The Diggers would be turning over in their graves. I am not making this up, I tell you. Alan Jones, AGAIN is actually pushing this line.
“The Australia that our Anzacs fought for seems to be disappearing before our very eyes,” he told the Daily Telegraph. “This is not the Australia our veterans fought for.”
Yes, Alan, because right before they went over the top at Gallipoli, Fromelles, Pozieres, The Nek and Villers-Bretonneux, the Sergeant said, as I have documented, “Let’s do this, so Australia can be made safe for homophobic gibberish! We are going to give our lives, so that in the future it will still be safe for one group of Australians to be told that by being born gay, they are so wicked, they will reside for eternity in hell.” Alan? This is so ludicrous and so disrespectful to their memory, it is barely worth dignifying with a response, but again, you leave me with no choice.
This is much bigger than Folau, and will go long.
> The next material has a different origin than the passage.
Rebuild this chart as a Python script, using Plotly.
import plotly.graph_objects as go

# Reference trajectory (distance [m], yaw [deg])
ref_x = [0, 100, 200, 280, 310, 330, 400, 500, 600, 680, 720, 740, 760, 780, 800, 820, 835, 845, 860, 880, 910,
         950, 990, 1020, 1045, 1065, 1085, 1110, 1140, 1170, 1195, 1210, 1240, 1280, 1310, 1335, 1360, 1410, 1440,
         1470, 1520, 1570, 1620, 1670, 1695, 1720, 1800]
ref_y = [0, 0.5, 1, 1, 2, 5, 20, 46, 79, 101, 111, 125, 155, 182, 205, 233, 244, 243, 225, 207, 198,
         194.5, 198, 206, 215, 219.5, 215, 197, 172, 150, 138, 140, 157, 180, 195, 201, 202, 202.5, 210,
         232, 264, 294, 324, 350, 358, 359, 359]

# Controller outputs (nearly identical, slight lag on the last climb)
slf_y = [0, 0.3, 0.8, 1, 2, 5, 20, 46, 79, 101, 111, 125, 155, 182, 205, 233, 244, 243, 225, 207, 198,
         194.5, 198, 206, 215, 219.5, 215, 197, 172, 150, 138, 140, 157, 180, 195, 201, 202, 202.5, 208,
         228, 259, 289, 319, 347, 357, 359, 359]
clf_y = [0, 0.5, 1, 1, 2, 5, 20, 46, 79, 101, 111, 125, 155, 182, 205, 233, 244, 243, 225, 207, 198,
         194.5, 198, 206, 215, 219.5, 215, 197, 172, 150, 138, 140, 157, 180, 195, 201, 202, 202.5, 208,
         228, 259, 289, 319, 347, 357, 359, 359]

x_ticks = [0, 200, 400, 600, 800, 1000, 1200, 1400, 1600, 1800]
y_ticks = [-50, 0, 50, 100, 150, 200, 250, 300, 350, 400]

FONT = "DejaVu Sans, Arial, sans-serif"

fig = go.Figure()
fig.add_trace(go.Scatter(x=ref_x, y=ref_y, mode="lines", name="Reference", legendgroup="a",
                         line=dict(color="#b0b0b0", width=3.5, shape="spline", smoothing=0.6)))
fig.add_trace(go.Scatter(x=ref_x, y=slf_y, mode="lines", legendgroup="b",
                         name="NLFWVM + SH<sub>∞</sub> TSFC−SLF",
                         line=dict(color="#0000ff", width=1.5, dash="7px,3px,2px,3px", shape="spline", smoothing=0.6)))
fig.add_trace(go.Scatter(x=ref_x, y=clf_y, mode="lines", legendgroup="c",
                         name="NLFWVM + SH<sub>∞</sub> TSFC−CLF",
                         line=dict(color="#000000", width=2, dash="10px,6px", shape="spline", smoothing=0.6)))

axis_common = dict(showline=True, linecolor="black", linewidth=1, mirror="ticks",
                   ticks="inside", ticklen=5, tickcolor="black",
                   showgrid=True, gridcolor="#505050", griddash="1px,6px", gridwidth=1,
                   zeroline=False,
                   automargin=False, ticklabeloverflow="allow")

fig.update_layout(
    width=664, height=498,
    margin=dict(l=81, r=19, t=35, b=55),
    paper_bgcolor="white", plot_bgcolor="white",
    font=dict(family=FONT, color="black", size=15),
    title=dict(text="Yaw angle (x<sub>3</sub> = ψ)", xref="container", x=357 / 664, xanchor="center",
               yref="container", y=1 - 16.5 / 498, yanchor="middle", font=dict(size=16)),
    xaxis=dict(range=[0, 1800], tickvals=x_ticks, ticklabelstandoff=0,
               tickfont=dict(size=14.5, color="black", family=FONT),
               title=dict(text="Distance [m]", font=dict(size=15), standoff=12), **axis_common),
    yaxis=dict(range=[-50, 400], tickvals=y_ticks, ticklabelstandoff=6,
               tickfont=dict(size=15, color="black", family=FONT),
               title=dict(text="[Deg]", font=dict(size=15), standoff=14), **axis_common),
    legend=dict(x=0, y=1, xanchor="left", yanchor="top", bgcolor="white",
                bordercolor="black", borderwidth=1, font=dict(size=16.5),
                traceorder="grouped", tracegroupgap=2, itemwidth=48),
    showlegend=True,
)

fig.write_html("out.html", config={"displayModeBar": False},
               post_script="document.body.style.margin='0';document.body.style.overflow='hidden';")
This is the only contention with merit. Some legal experts posit that if a homophobic slur is a religiously based homophobic slur then higher courts will protect it under freedom of religion legislation. It would amaze me if that proves to the case. Across the land, it would suddenly be open season on gays again. But I suspect Folau will now be financed by conservative organisations to test that contention.
In short, rugby has seen a few cluster-rucks in its time, but this is a rolled-gold cluster-ruck any way you want to cut it.